III. Begin with music selection & Introductions (10 minutes)
a) Setting the scene: there will be a yellow chair with a statue in the middle of the room. It will be turned slightly so that not everyone has a direct view of its contents.
b) On board: Motto for Doing Phenomenology : Attend, Observe, Interpret.
c) Distribute blank pieces of paper and writing instruments for those in need.

IV Exercise One (10 minutes)
a) Students will be asked to observe the chair, then to recognize what they are conscious of… They will be directed to recognize the “consciousness of” as a structuring feature of consciousness.

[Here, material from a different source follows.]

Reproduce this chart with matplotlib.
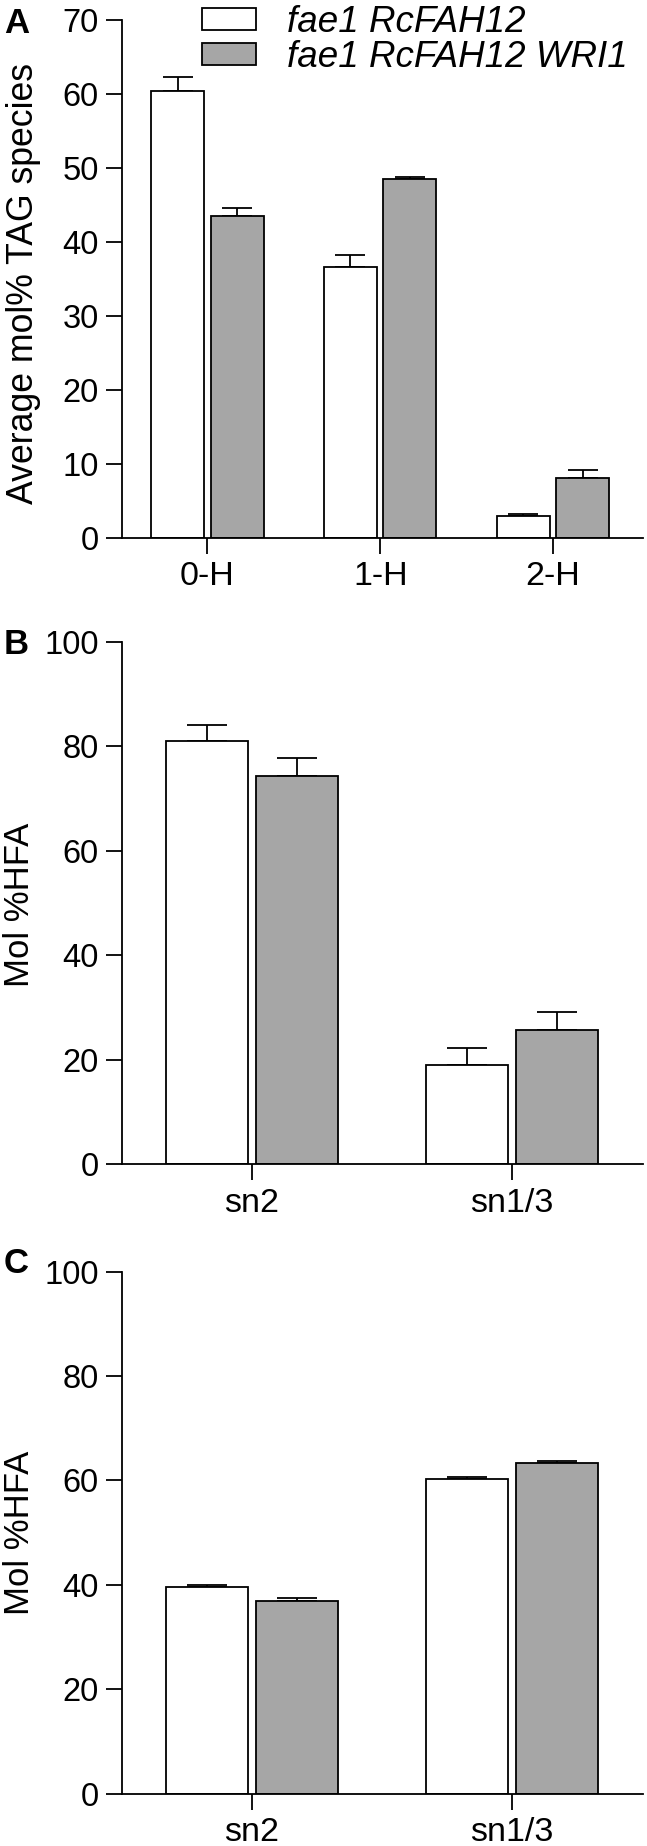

IV. Exercise Two (20-25 minutes)
a) students will be asked to draw a the chair as it appears to them, then upside down, then keeping their eyes on the chair and not looking at the paper.
b) Reflection: students will be asked to if this exercise caused them to notice anything more about the chair or about the chair-as-perceived or about the act of perceiving itself. Examples: The teacher who told the students to go to their backyard to get grass clippings, could not hear the student who was worried about getting leaves because he lived in an apartment, because her mind-set was such that she presupposed all her students live in houses.
c) Students will be directed to be aware of the meaning-giving activity that takes place within the realm of perception itself, already and before any cognitive or reflective consciousness is involved.
d) The Aiden Wears Panties Story.

V. Exercise Three (15 minutes)
a) Students will be directed to draw the chair with their eyes closed. The lights will be turned off, and the statue will be taken off the chair while the lights are off.
b) Students will be asked to draw the chair again with the lights on, and without the statue.
c) During this last phase students become aware that the statue was part of their engagement with the world.
d) Structured Absences in Art—the movie Crumb.

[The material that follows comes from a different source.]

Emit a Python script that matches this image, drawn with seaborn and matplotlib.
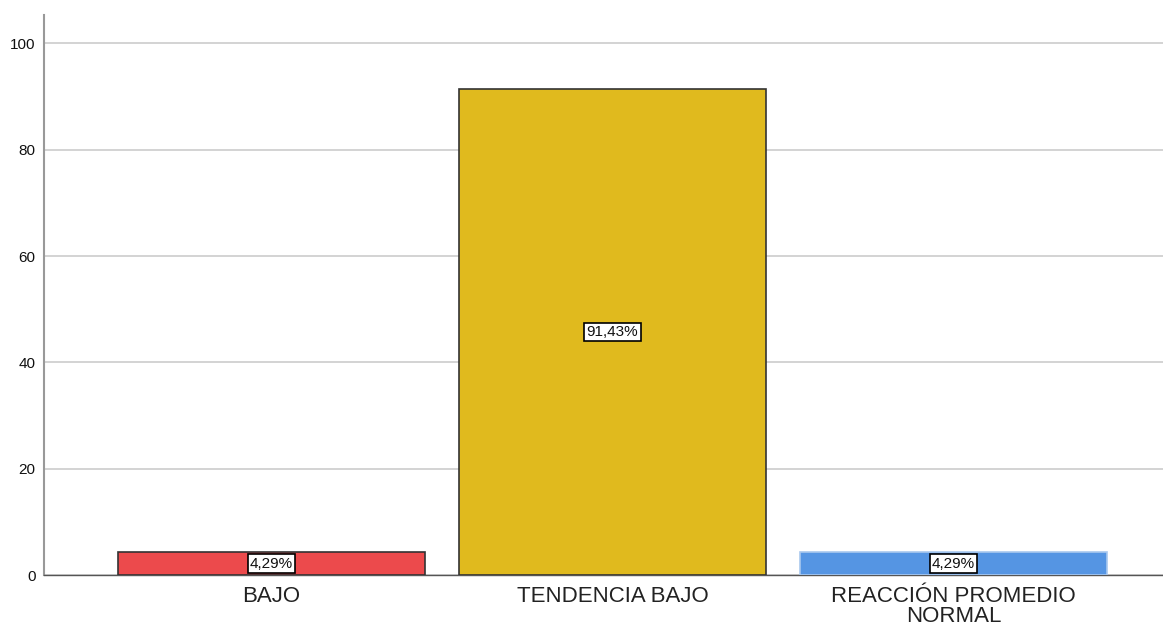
import pandas as pd
import seaborn as sns
import matplotlib.pyplot as plt

# --- DATOS ---
categorias = ["BAJO", "TENDENCIA BAJO", "REACCIÓN PROMEDIO\nNORMAL"]
porcentajes = [4.29, 91.43, 4.29]
etiquetas = ["4,29%", "91,43%", "4,29%"]
colores = ["#EC4A4C", "#E0BA1E", "#5595E3"]
bordes = ["#333333", "#333333", "#A9C8EE"]
y_ticks = [0, 20, 40, 60, 80, 100]

df = pd.DataFrame({"categoria": categorias, "porcentaje": porcentajes})

sns.set_style("white")
plt.rcParams["font.family"] = ["Liberation Sans", "DejaVu Sans"]

fig = plt.figure(figsize=(11.63, 6.31), dpi=100)
ax = fig.add_axes([0.0378, 0.0887, 0.9622, 0.8873])

sns.barplot(data=df, x="categoria", y="porcentaje", hue="categoria",
            palette=colores, saturation=1, width=0.9, legend=False, ax=ax, zorder=3)

for bar, borde in zip(ax.patches, bordes):
    bar.set_edgecolor(borde)
    bar.set_linewidth(1.2)

# etiquetas en el centro de cada barra
for i, (v, txt) in enumerate(zip(porcentajes, etiquetas)):
    ax.text(i, v / 2, txt, ha="center", va="center", fontsize=11, zorder=5,
            color="#111111",
            bbox=dict(boxstyle="square,pad=0.15", facecolor="white",
                      edgecolor="black", linewidth=1.2))

ax.set_xlim(-0.667, 2.614)
ax.set_ylim(0, 105.3)
ax.set_yticks(y_ticks)
ax.set_yticklabels([str(t) for t in y_ticks], fontsize=11, color="#111111")
ax.tick_params(axis="x", labelsize=16, length=0, pad=8)
ax.tick_params(axis="y", length=0, pad=6)
for lbl in ax.get_xticklabels():
    lbl.set_linespacing(0.92)
    lbl.set_color("#222222")
ax.grid(axis="y", color="#CCCCCC", linewidth=1.2, zorder=0)
ax.set_xlabel("")
ax.set_ylabel("")

for lado in ["top", "right"]:
    ax.spines[lado].set_visible(False)
ax.spines["left"].set_color("#999999")
ax.spines["left"].set_linewidth(1.5)
ax.spines["bottom"].set_color("#555555")
ax.spines["bottom"].set_linewidth(1.0)

plt.savefig("out.png", dpi=100)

VI. Conclusion: (10 minutes)
a) draw picture of the mind on the white board to illustrate how some theorists have thought about the role of observation, language and society in perception.


Criteria for observation:
1. Are the students participating in the exercises?
2. Are the students able to recognize the role that language plays in observation?
3. Are the students able to recognize that the absence of objects makes us aware of their former presence and of how the thing is part of the totality of meanings, i.e. in the absence is revealed the presence and the thing as tool, i.e. as being-engaged in the world?
4. Are they willing to entertain how the mind interacts with the world through art?


Wally Thompson

Thank you for providing this affective way of demonstrating phenomonology.